* [REQUIREMENTS] Output every line exactly as written. Leave out pictures.

* [GIVEN INFORMATION]
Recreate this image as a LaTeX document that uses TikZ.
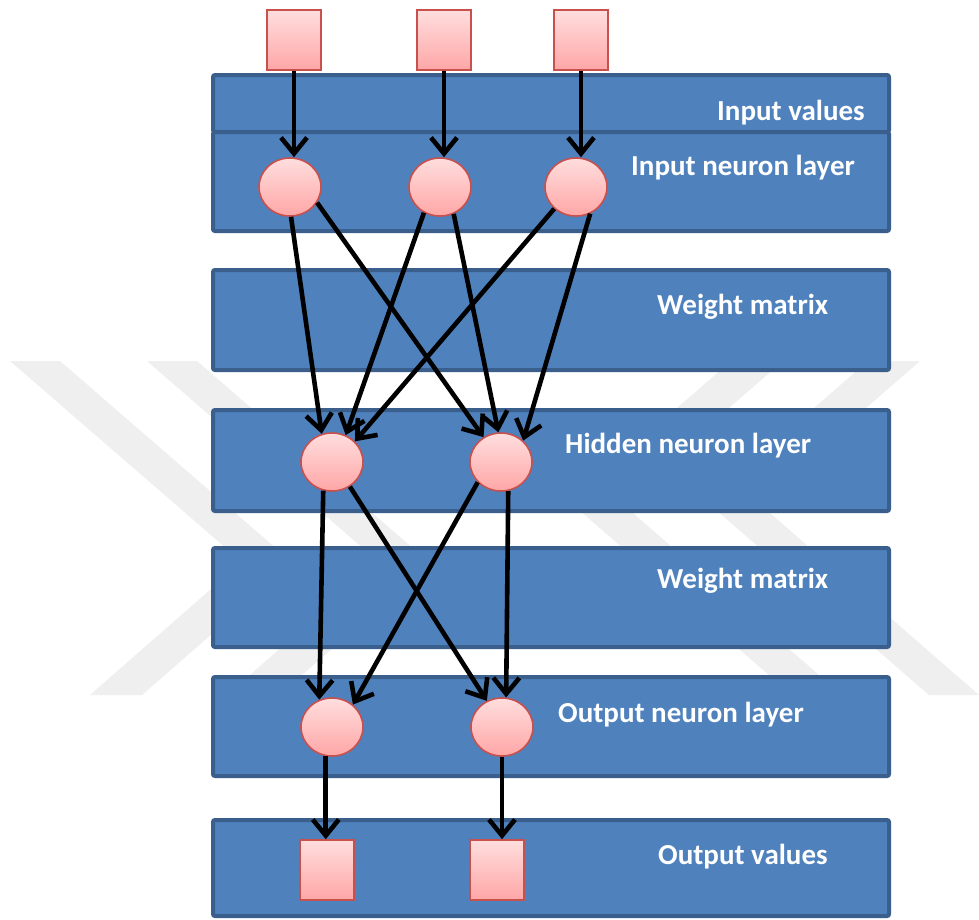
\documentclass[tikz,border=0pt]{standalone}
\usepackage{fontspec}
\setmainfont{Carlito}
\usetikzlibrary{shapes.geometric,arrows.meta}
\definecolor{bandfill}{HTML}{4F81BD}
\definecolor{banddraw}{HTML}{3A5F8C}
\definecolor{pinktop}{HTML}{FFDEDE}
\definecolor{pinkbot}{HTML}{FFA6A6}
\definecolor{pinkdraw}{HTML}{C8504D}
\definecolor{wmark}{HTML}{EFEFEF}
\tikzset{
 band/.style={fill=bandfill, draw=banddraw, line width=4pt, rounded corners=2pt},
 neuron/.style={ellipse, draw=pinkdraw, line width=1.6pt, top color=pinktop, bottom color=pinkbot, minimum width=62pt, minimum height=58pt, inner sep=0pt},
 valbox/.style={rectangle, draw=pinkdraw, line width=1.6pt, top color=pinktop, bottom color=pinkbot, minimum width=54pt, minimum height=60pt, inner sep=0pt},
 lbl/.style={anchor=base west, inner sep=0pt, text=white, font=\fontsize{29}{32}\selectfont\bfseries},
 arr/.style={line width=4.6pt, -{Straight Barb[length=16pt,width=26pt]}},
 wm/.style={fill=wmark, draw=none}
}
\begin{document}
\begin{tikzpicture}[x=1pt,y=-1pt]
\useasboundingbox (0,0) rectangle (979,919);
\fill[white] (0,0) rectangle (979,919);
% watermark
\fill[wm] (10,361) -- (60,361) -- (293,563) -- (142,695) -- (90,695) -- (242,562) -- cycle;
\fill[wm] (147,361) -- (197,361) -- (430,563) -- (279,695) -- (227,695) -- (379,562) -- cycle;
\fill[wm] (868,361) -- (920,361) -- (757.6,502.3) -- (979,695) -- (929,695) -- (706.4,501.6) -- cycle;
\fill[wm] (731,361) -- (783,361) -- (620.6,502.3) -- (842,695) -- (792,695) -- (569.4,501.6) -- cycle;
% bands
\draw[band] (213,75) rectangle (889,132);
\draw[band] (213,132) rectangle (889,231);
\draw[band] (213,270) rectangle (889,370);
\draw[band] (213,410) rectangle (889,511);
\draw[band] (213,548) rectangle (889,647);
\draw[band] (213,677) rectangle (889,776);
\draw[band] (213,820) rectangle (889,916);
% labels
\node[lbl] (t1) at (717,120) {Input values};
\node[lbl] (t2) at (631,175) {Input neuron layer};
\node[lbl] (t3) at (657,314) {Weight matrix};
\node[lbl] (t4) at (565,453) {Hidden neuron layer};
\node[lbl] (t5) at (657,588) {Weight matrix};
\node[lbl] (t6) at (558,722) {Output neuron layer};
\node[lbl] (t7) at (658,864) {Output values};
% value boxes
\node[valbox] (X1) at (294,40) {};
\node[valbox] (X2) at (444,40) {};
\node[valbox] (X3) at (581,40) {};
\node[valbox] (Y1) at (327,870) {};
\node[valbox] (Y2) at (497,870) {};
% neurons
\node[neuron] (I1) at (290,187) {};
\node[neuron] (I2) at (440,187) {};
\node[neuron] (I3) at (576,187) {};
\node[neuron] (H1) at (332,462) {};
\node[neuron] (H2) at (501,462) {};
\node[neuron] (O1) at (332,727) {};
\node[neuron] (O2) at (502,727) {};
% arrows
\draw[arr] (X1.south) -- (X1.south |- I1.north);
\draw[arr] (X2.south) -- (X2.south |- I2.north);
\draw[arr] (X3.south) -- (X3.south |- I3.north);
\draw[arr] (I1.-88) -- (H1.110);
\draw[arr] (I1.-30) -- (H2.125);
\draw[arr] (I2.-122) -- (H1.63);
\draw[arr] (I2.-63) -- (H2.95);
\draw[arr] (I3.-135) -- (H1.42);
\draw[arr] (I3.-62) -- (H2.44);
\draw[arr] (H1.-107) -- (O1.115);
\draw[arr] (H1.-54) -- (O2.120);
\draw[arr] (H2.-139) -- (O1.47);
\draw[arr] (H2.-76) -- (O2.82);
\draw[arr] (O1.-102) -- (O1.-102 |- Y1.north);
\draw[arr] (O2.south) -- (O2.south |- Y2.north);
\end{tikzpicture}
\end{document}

* [TASK ANSWER]
Recreate this image as a LaTeX document that uses TikZ.
\documentclass[tikz,border=0pt]{standalone}
\usepackage{fontspec}
\setmainfont{Carlito}
\usetikzlibrary{shapes.geometric,arrows.meta}
\definecolor{bandfill}{HTML}{4F81BD}
\definecolor{banddraw}{HTML}{3A5F8C}
\definecolor{pinktop}{HTML}{FFDEDE}
\definecolor{pinkbot}{HTML}{FFA6A6}
\definecolor{pinkdraw}{HTML}{C8504D}
\definecolor{wmark}{HTML}{EFEFEF}
\tikzset{
 band/.style={fill=bandfill, draw=banddraw, line width=4pt, rounded corners=2pt},
 neuron/.style={ellipse, draw=pinkdraw, line width=1.6pt, top color=pinktop, bottom color=pinkbot, minimum width=62pt, minimum height=58pt, inner sep=0pt},
 valbox/.style={rectangle, draw=pinkdraw, line width=1.6pt, top color=pinktop, bottom color=pinkbot, minimum width=54pt, minimum height=60pt, inner sep=0pt},
 lbl/.style={anchor=base west, inner sep=0pt, text=white, font=\fontsize{29}{32}\selectfont\bfseries},
 arr/.style={line width=4.6pt, -{Straight Barb[length=16pt,width=26pt]}},
 wm/.style={fill=wmark, draw=none}
}
\begin{document}
\begin{tikzpicture}[x=1pt,y=-1pt]
\useasboundingbox (0,0) rectangle (979,919);
\fill[white] (0,0) rectangle (979,919);
% watermark
\fill[wm] (10,361) -- (60,361) -- (293,563) -- (142,695) -- (90,695) -- (242,562) -- cycle;
\fill[wm] (147,361) -- (197,361) -- (430,563) -- (279,695) -- (227,695) -- (379,562) -- cycle;
\fill[wm] (868,361) -- (920,361) -- (757.6,502.3) -- (979,695) -- (929,695) -- (706.4,501.6) -- cycle;
\fill[wm] (731,361) -- (783,361) -- (620.6,502.3) -- (842,695) -- (792,695) -- (569.4,501.6) -- cycle;
% bands
\draw[band] (213,75) rectangle (889,132);
\draw[band] (213,132) rectangle (889,231);
\draw[band] (213,270) rectangle (889,370);
\draw[band] (213,410) rectangle (889,511);
\draw[band] (213,548) rectangle (889,647);
\draw[band] (213,677) rectangle (889,776);
\draw[band] (213,820) rectangle (889,916);
% labels
\node[lbl] (t1) at (717,120) {Input values};
\node[lbl] (t2) at (631,175) {Input neuron layer};
\node[lbl] (t3) at (657,314) {Weight matrix};
\node[lbl] (t4) at (565,453) {Hidden neuron layer};
\node[lbl] (t5) at (657,588) {Weight matrix};
\node[lbl] (t6) at (558,722) {Output neuron layer};
\node[lbl] (t7) at (658,864) {Output values};
% value boxes
\node[valbox] (X1) at (294,40) {};
\node[valbox] (X2) at (444,40) {};
\node[valbox] (X3) at (581,40) {};
\node[valbox] (Y1) at (327,870) {};
\node[valbox] (Y2) at (497,870) {};
% neurons
\node[neuron] (I1) at (290,187) {};
\node[neuron] (I2) at (440,187) {};
\node[neuron] (I3) at (576,187) {};
\node[neuron] (H1) at (332,462) {};
\node[neuron] (H2) at (501,462) {};
\node[neuron] (O1) at (332,727) {};
\node[neuron] (O2) at (502,727) {};
% arrows
\draw[arr] (X1.south) -- (X1.south |- I1.north);
\draw[arr] (X2.south) -- (X2.south |- I2.north);
\draw[arr] (X3.south) -- (X3.south |- I3.north);
\draw[arr] (I1.-88) -- (H1.110);
\draw[arr] (I1.-30) -- (H2.125);
\draw[arr] (I2.-122) -- (H1.63);
\draw[arr] (I2.-63) -- (H2.95);
\draw[arr] (I3.-135) -- (H1.42);
\draw[arr] (I3.-62) -- (H2.44);
\draw[arr] (H1.-107) -- (O1.115);
\draw[arr] (H1.-54) -- (O2.120);
\draw[arr] (H2.-139) -- (O1.47);
\draw[arr] (H2.-76) -- (O2.82);
\draw[arr] (O1.-102) -- (O1.-102 |- Y1.north);
\draw[arr] (O2.south) -- (O2.south |- Y2.north);
\end{tikzpicture}
\end{document}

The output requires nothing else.